Basic Roles of Accounting Bookkeeping
Accounting Bookkeeping is an integral part of the operation of the business. It makes it possible to meet the legal obligation to follow mandatory registers, but also helps to monitor the results, analyze performance and manage the company. Whether the bookkeeping is done by a permanent employee or a firm, they are a valuable tool in helping to make decisions that affect the future of the business.
Accounting records are mandatory for a company
A company must keep books of accounting that reflect all the accounting operations carried out during the year. The company must also prepare year-end entries, payroll, tax returns and financial reports. Accounting bookkeeping also contributes to accurately completing the returns requested by the Federal Board of Revenue, and other government bodies.
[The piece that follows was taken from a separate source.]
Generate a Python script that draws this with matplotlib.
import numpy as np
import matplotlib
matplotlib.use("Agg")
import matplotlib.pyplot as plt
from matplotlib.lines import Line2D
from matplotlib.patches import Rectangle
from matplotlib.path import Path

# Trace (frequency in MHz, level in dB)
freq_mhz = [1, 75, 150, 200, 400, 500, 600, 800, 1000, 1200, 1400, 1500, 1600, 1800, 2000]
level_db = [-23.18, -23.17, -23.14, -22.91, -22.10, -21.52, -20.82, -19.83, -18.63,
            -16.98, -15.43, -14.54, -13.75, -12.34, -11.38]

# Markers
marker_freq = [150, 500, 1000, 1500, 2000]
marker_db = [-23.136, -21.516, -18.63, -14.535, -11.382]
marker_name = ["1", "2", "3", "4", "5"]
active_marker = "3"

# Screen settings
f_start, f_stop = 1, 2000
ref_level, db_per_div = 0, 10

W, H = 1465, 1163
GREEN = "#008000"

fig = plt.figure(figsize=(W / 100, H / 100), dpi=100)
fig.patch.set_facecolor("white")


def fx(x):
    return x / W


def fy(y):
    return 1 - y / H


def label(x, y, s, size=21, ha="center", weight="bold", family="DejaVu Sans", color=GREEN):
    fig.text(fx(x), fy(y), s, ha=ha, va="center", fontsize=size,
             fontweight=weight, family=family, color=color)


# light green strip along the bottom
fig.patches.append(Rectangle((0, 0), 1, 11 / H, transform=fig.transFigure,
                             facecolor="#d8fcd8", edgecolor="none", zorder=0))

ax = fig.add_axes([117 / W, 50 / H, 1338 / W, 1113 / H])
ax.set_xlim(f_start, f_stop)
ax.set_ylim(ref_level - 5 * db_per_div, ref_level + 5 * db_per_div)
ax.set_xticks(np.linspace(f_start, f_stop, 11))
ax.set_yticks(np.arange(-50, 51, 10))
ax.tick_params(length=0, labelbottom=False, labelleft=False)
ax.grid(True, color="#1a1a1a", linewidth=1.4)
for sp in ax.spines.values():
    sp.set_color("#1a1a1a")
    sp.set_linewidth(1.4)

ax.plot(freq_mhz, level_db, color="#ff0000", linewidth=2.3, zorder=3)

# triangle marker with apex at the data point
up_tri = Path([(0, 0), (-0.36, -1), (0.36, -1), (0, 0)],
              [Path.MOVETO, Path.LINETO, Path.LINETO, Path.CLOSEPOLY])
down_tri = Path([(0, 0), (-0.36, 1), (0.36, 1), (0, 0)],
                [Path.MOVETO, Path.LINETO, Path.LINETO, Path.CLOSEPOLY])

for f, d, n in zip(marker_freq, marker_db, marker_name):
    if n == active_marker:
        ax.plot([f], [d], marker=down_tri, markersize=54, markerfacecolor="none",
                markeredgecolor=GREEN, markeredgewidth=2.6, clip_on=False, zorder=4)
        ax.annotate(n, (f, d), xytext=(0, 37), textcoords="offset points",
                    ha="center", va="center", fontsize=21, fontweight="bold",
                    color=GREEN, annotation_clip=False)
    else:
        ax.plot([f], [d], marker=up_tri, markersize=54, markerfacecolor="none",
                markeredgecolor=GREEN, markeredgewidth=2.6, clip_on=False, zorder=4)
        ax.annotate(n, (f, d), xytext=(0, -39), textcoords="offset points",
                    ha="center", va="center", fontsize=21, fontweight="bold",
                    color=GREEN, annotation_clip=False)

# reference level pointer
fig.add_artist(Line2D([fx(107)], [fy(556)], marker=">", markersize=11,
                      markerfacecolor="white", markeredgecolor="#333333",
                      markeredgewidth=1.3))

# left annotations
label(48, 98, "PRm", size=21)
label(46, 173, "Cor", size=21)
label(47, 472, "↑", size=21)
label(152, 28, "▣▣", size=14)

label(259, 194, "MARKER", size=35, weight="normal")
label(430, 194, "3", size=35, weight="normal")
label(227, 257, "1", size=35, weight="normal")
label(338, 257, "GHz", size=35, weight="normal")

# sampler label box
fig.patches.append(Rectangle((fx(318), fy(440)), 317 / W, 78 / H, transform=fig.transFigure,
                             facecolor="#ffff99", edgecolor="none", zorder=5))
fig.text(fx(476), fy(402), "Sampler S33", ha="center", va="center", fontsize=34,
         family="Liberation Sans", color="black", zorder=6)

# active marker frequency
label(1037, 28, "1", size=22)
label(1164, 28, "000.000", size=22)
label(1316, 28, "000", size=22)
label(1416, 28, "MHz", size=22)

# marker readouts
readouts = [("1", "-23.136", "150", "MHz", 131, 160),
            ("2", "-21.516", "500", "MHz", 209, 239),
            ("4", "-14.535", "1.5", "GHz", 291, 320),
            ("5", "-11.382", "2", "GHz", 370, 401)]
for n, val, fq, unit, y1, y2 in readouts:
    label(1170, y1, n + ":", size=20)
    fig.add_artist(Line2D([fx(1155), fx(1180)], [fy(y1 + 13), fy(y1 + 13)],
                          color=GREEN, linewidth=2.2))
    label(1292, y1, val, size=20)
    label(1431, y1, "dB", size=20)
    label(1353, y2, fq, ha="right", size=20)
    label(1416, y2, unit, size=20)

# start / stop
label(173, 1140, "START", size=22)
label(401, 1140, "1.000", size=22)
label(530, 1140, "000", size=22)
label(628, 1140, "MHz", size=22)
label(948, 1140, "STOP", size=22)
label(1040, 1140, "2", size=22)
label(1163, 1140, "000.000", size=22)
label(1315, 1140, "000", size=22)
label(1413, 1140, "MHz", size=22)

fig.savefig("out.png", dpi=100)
It monitors the current and previous financial situation and allows comparisons to be made
The recording of accounting entries and bank reconciliations give a fair and real-time view of the company’s performance and cash flow. The manager can compare the current state of the company with past situations, measure and analyze the differences with the budget.
Accounting Bookkeeping helps to make future plans and forecast
It is by following his accounting closely that one is able to know the precise financial situation of the company and make forecasts. Contrary to popular belief, rigorous monitoring is not only necessary in times of crisis. The development of an activity is a sensitive situation that generates a need for working capital and also requires daily monitoring.
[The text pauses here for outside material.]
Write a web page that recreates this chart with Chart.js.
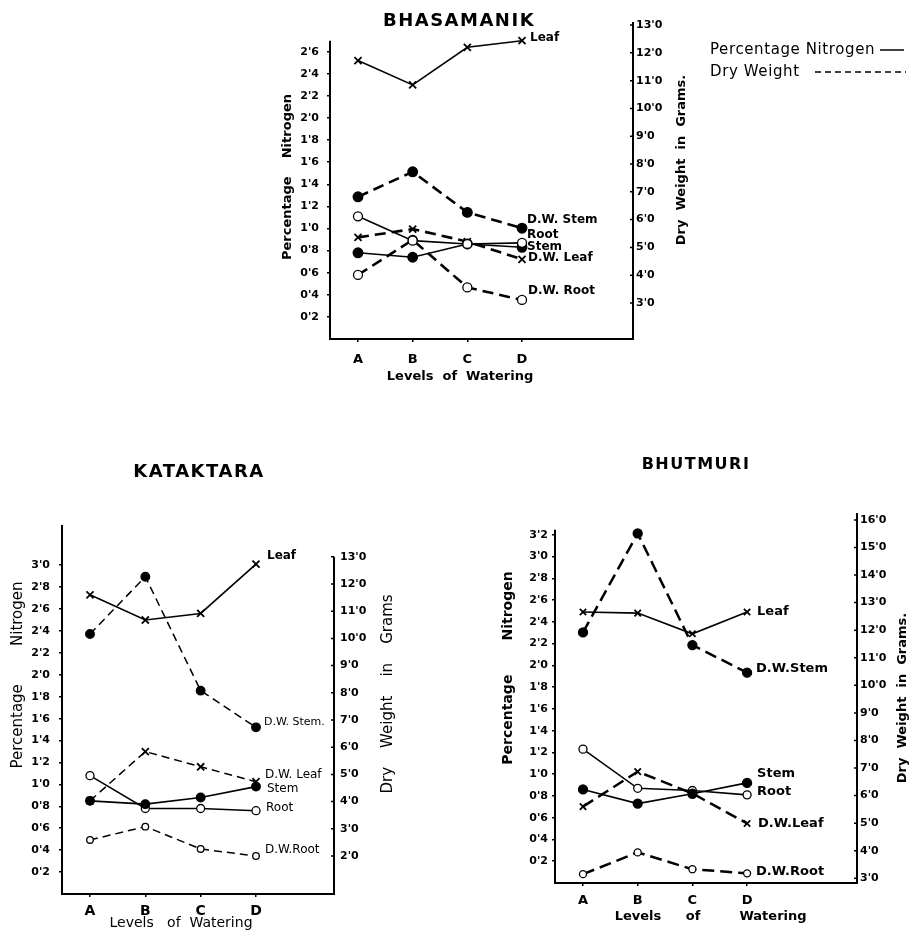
<!DOCTYPE html>
<html><head><meta charset="utf-8">
<script src="https://cdn.jsdelivr.net/npm/chart.js@4.4.0/dist/chart.umd.min.js"></script>
<style>
html,body{margin:0;padding:0;background:#fff;}
#wrap{position:relative;width:911px;height:935px;overflow:hidden;background:#fff;}
canvas{position:absolute;left:0;top:0;}
</style></head><body>
<div id="wrap">
<canvas id="c1" width="911" height="935"></canvas>
<canvas id="c2" width="911" height="935"></canvas>
<canvas id="c3" width="911" height="935"></canvas>
</div>
<script>
// ---------- DATA ----------
const categories = ['A', 'B', 'C', 'D'];

// BHASAMANIK
const bhasLeaf   = [2.52, 2.30, 2.64, 2.70];
const bhasRoot   = [1.11, 0.89, 0.86, 0.87];
const bhasStem   = [0.78, 0.74, 0.86, 0.83];
const bhasDWStem = [6.82, 7.72, 6.26, 5.69];
const bhasDWLeaf = [5.36, 5.66, 5.21, 4.57];
const bhasDWRoot = [4.01, 5.27, 3.56, 3.11];
const bhasLeftTicks  = [0.2, 0.4, 0.6, 0.8, 1.0, 1.2, 1.4, 1.6, 1.8, 2.0, 2.2, 2.4, 2.6];
const bhasRightTicks = [3, 4, 5, 6, 7, 8, 9, 10, 11, 12, 13];

// KATAKTARA
const kataLeaf   = [2.73, 2.50, 2.56, 3.01];
const kataStem   = [0.85, 0.82, 0.88, 0.98];
const kataRoot   = [1.08, 0.78, 0.78, 0.76];
const kataDWStem = [10.16, 12.27, 8.08, 6.73];
const kataDWLeaf = [4.03, 5.84, 5.28, 4.73];
const kataDWRoot = [2.59, 3.08, 2.26, 2.00];
const kataLeftTicks  = [0.2, 0.4, 0.6, 0.8, 1.0, 1.2, 1.4, 1.6, 1.8, 2.0, 2.2, 2.4, 2.6, 2.8, 3.0];
const kataRightTicks = [2, 3, 4, 5, 6, 7, 8, 9, 10, 11, 12, 13];

// BHUTMURI
const bhutLeaf   = [2.49, 2.48, 2.29, 2.49];
const bhutStem   = [0.86, 0.73, 0.82, 0.92];
const bhutRoot   = [1.23, 0.87, 0.85, 0.81];
const bhutDWStem = [11.92, 15.51, 11.46, 10.46];
const bhutDWLeaf = [5.60, 6.87, 6.08, 4.99];
const bhutDWRoot = [3.15, 3.94, 3.33, 3.18];
const bhutLeftTicks  = [0.2, 0.4, 0.6, 0.8, 1.0, 1.2, 1.4, 1.6, 1.8, 2.0, 2.2, 2.4, 2.6, 2.8, 3.0, 3.2];
const bhutRightTicks = [3, 4, 5, 6, 7, 8, 9, 10, 11, 12, 13, 14, 15, 16];

// ---------- HELPERS ----------
const FONT = '"DejaVu Sans", sans-serif';
const fmt = v => Number(v).toFixed(1).replace('.', "'");
const pts = vals => vals.map((v, i) => ({x: i, y: v}));

function series(label, vals, axis, kind, st) {
  const dashed = axis === 'yR';
  const isCross = kind === 'cross';
  return {
    label: label,
    data: pts(vals),
    yAxisID: axis,
    borderColor: '#000',
    borderWidth: dashed ? st.dashW : st.solidW,
    borderDash: dashed ? st.dash : [],
    tension: 0,
    fill: false,
    pointStyle: isCross ? 'crossRot' : 'circle',
    pointRadius: isCross ? st.crossR : (kind === 'open' ? st.openR : st.dotR),
    pointBackgroundColor: kind === 'open' ? '#fff' : '#000',
    pointBorderColor: '#000',
    pointBorderWidth: isCross ? 1.8 : 1.3
  };
}

function textPlugin(o) {
  return {
    id: 'txt' + o.id,
    afterDraw(chart) {
      const ctx = chart.ctx;
      const a = chart.chartArea;
      const yL = chart.scales.yL, yR = chart.scales.yR;
      ctx.save();
      // axis lines
      ctx.strokeStyle = '#000';
      ctx.lineWidth = 2;
      ctx.beginPath();
      ctx.moveTo(a.left, a.bottom + 1);
      ctx.lineTo(a.left, yL.getPixelForValue(o.leftTop));
      ctx.moveTo(a.right, a.bottom + 1);
      ctx.lineTo(a.right, yR.getPixelForValue(o.rightTop));
      ctx.stroke();
      // small inward tick marks on the right axis
      ctx.lineWidth = 1.5;
      ctx.beginPath();
      o.rightTicks.forEach(v => {
        const y = yR.getPixelForValue(v);
        ctx.moveTo(a.right - 3, y);
        ctx.lineTo(a.right, y);
      });
      ctx.stroke();
      ctx.fillStyle = '#000';
      // title
      ctx.font = o.titleFont;
      ctx.textAlign = 'center';
      ctx.textBaseline = 'middle';
      if ('letterSpacing' in ctx) ctx.letterSpacing = o.titleSpacing;
      ctx.fillText(o.title, o.titlePos[0], o.titlePos[1]);
      if ('letterSpacing' in ctx) ctx.letterSpacing = '0px';
      // rotated axis titles
      [[o.leftTitle, o.leftTitlePos, o.leftTitleFont], [o.rightTitle, o.rightTitlePos, o.rightTitleFont]].forEach(t => {
        ctx.save();
        ctx.translate(t[1][0], t[1][1]);
        ctx.rotate(-Math.PI / 2);
        ctx.font = t[2];
        ctx.textAlign = 'center';
        ctx.textBaseline = 'middle';
        ctx.fillText(t[0], 0, 0);
        ctx.restore();
      });
      // x title words
      ctx.font = o.xTitleFont;
      ctx.textAlign = 'center';
      o.xTitle.forEach(w => ctx.fillText(w[0], w[1], w[2]));
      // end labels
      ctx.textAlign = 'left';
      o.endLabels.forEach(l => {
        const p = chart.getDatasetMeta(l[1]).data[3];
        ctx.font = l[4] || o.endFont;
        ctx.fillText(l[0], p.x + l[2], p.y + l[3]);
      });
      if (o.legend) o.legend(ctx);
      ctx.restore();
    }
  };
}

function makeChart(id, o) {
  const tickFont = {family: FONT, size: o.tickSize, weight: 'bold'};
  return new Chart(document.getElementById(id), {
    type: 'line',
    data: {datasets: o.datasets},
    options: {
      responsive: false,
      animation: false,
      events: [],
      layout: {padding: o.padding},
      plugins: {legend: {display: false}, tooltip: {enabled: false}, title: {display: false}},
      scales: {
        x: {
          type: 'linear', min: o.xMin, max: o.xMax,
          afterBuildTicks: s => { s.ticks = categories.map((c, i) => ({value: i})); },
          afterFit: s => { s.height = 40; },
          ticks: {callback: v => categories[v], color: '#000', font: {family: FONT, size: o.xTickSize, weight: 'bold'},
                  padding: o.xTickPad, maxRotation: 0, autoSkip: false},
          grid: {drawOnChartArea: false, color: '#000', tickLength: 3, lineWidth: 1.5},
          border: {display: true, color: '#000', width: 2}
        },
        yL: {
          type: 'linear', position: 'left', min: o.lMin, max: o.lMax,
          afterBuildTicks: s => { s.ticks = o.leftTicks.map(v => ({value: v})); },
          afterFit: s => { s.width = 40; },
          ticks: {callback: fmt, color: '#000', font: tickFont, padding: o.lPad},
          grid: {drawOnChartArea: false, color: '#000', tickLength: 3, lineWidth: 1.5},
          border: {display: false}
        },
        yR: {
          type: 'linear', position: 'right', min: o.rMin, max: o.rMax,
          afterBuildTicks: s => { s.ticks = o.rightTicks.map(v => ({value: v})); },
          afterFit: s => { s.width = 40; },
          ticks: {callback: fmt, color: '#000', font: tickFont, padding: o.rPad},
          grid: {display: false, drawOnChartArea: false, drawTicks: false},
          border: {display: false}
        }
      }
    },
    plugins: [textPlugin(o)]
  });
}

// ---------- CHART 1: BHASAMANIK ----------
const st1 = {solidW: 1.6, dashW: 2.6, dash: [11, 6], crossR: 5, openR: 4.5, dotR: 4.8};
makeChart('c1', {
  id: 1,
  datasets: [
    series('Leaf', bhasLeaf, 'yL', 'cross', st1),
    series('Root', bhasRoot, 'yL', 'open', st1),
    series('Stem', bhasStem, 'yL', 'dot', st1),
    series('D.W. Stem', bhasDWStem, 'yR', 'dot', st1),
    series('D.W. Leaf', bhasDWLeaf, 'yR', 'cross', st1),
    series('D.W. Root', bhasDWRoot, 'yR', 'open', st1)
  ],
  padding: {left: 290, right: 238, top: 22, bottom: 556},
  xMin: -0.512, xMax: 5.03,
  lMin: 0, lMax: 2.869, rMin: 1.704, rMax: 13.11,
  leftTicks: bhasLeftTicks, rightTicks: bhasRightTicks,
  leftTop: 2.70, rightTop: 13.11,
  tickSize: 11, xTickSize: 13, xTickPad: 10, lPad: 8, rPad: 3,
  title: 'BHASAMANIK', titlePos: [459, 21], titleFont: 'bold 18px ' + FONT, titleSpacing: '1.5px',
  leftTitle: 'Percentage    Nitrogen', leftTitlePos: [288, 177], leftTitleFont: 'bold 13px ' + FONT,
  rightTitle: 'Dry  Weight  in  Grams.', rightTitlePos: [682, 160], rightTitleFont: 'bold 13px ' + FONT,
  xTitle: [['Levels  of  Watering', 460, 377]], xTitleFont: 'bold 13px ' + FONT,
  endFont: 'bold 12px ' + FONT,
  endLabels: [
    ['Leaf', 0, 8, -3], ['D.W. Stem', 3, 5, -8], ['Root', 1, 5, -8],
    ['Stem', 2, 5, 0], ['D.W. Leaf', 4, 6, -1], ['D.W. Root', 5, 6, -9]
  ],
  legend: ctx => {
    ctx.font = '15px ' + FONT;
    ctx.textAlign = 'left';
    ctx.textBaseline = 'middle';
    if ('letterSpacing' in ctx) ctx.letterSpacing = '0.6px';
    ctx.fillText('Percentage Nitrogen', 710, 50);
    ctx.fillText('Dry Weight', 710, 72);
    if ('letterSpacing' in ctx) ctx.letterSpacing = '0px';
    ctx.lineWidth = 1.5;
    ctx.beginPath(); ctx.moveTo(880, 50); ctx.lineTo(904, 50); ctx.stroke();
    ctx.setLineDash([6, 4]);
    ctx.beginPath(); ctx.moveTo(815, 72); ctx.lineTo(906, 72); ctx.stroke();
    ctx.setLineDash([]);
  }
});

// ---------- CHART 2: KATAKTARA ----------
const st2 = {solidW: 1.6, dashW: 1.5, dash: [8, 5], crossR: 5, openR: 4, dotR: 4.3};
makeChart('c2', {
  id: 2,
  datasets: [
    series('Leaf', kataLeaf, 'yL', 'cross', st2),
    series('Stem', kataStem, 'yL', 'dot', st2),
    series('Root', kataRoot, 'yL', 'open', st2),
    series('D.W. Stem', kataDWStem, 'yR', 'dot', st2),
    series('D.W. Leaf', kataDWLeaf, 'yR', 'cross', st2),
    series('D.W. Root', kataDWRoot, 'yR', 'open', {...st2, openR: 3.3})
  ],
  padding: {left: 22, right: 537, top: 525, bottom: 1},
  xMin: -0.506, xMax: 4.41,
  lMin: 0, lMax: 3.367, rMin: 0.603, rMax: 14.17,
  leftTicks: kataLeftTicks, rightTicks: kataRightTicks,
  leftTop: 3.367, rightTop: 13.0,
  tickSize: 11, xTickSize: 14, xTickPad: 6, lPad: 9, rPad: 6,
  title: 'KATAKTARA', titlePos: [199, 472], titleFont: 'bold 18px ' + FONT, titleSpacing: '1.5px',
  leftTitle: 'Percentage        Nitrogen', leftTitlePos: [18, 675], leftTitleFont: '15px ' + FONT,
  rightTitle: 'Dry    Weight    in    Grams', rightTitlePos: [388, 694], rightTitleFont: '15px ' + FONT,
  xTitle: [['Levels   of  Watering', 181, 923]], xTitleFont: '14px ' + FONT,
  endFont: '12px ' + FONT,
  endLabels: [
    ['Leaf', 0, 11, -8, 'bold 12px ' + FONT], ['D.W. Stem.', 3, 8, -5, '11px ' + FONT],
    ['D.W. Leaf', 4, 9, -7], ['Stem', 1, 11, 2], ['Root', 2, 10, -3], ['D.W.Root', 5, 9, -6]
  ]
});

// ---------- CHART 3: BHUTMURI ----------
const st3 = {solidW: 1.6, dashW: 2.5, dash: [12, 6], crossR: 4.5, openR: 4, dotR: 4.5};
makeChart('c3', {
  id: 3,
  datasets: [
    series('Leaf', bhutLeaf, 'yL', 'cross', st3),
    series('Stem', bhutStem, 'yL', 'dot', st3),
    series('Root', bhutRoot, 'yL', 'open', st3),
    series('D.W. Stem', bhutDWStem, 'yR', 'dot', st3),
    series('D.W. Leaf', bhutDWLeaf, 'yR', 'cross', st3),
    series('D.W. Root', bhutDWRoot, 'yR', 'open', {...st3, openR: 3.5})
  ],
  padding: {left: 515, right: 14, top: 513, bottom: 12},
  xMin: -0.512, xMax: 5.01,
  lMin: 0, lMax: 3.40, rMin: 2.83, rMax: 16.25,
  leftTicks: bhutLeftTicks, rightTicks: bhutRightTicks,
  leftTop: 3.245, rightTop: 16.25,
  tickSize: 11, xTickSize: 13, xTickPad: 7, lPad: 4, rPad: 3,
  title: 'BHUTMURI', titlePos: [696, 465], titleFont: 'bold 16px ' + FONT, titleSpacing: '1.5px',
  leftTitle: 'Percentage       Nitrogen', leftTitlePos: [508, 668], leftTitleFont: 'bold 14px ' + FONT,
  rightTitle: 'Dry  Weight  in  Grams.', rightTitlePos: [903, 698], rightTitleFont: 'bold 13px ' + FONT,
  xTitle: [['Levels', 638, 917], ['of', 693, 917], ['Watering', 773, 917]], xTitleFont: 'bold 13px ' + FONT,
  endFont: 'bold 13px ' + FONT,
  endLabels: [
    ['Leaf', 0, 10, 0], ['D.W.Stem', 3, 9, -4], ['Stem', 1, 10, -9],
    ['Root', 2, 10, -3], ['D.W.Leaf', 4, 11, 0], ['D.W.Root', 5, 9, -2]
  ]
});
</script>
</body></html>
It is the best way to track and control expenses
Saving accounting entries and analyzing expenses in real time allows you to know your production costs, avoid unnecessary expenses and slippage without having the time to significantly affect profitability.
Accounting bookkeeping tracks stocks, billing and customer Aging
It is with a rigorous recording of accounting data that we can track and compare inventory, billing, verify that all products and services sold have been billed, and monitor the amount outstanding by each customer.
It helps to optimize the management of the company
In an economic context of competition, a rigorous monitoring of the accounts makes it possible to take the appropriate decisions without wasting time, to maximize the profits and to increase the chances of survival of the company.
Bookkeeping reduces the risk of errors by structuring revenues and expenses
Self-employed individuals and SMEs who keep books structure their expenses and incomes, making fewer mistakes in exaggerated statements or unclear statements.
It saves time in case of an accounting check
Accurate bookkeeping, records, and well-stocked documents save time in the case of an audit and escape from corrective action due to a lack of accounting or the inability to produce a proper accounting record.
Bookkeeping is an obligation, but it is also a valuable instrument of management. Rigorous recording and monitoring of accounting allows the manager to optimize the management of his business by making informed decisions in a timely manner.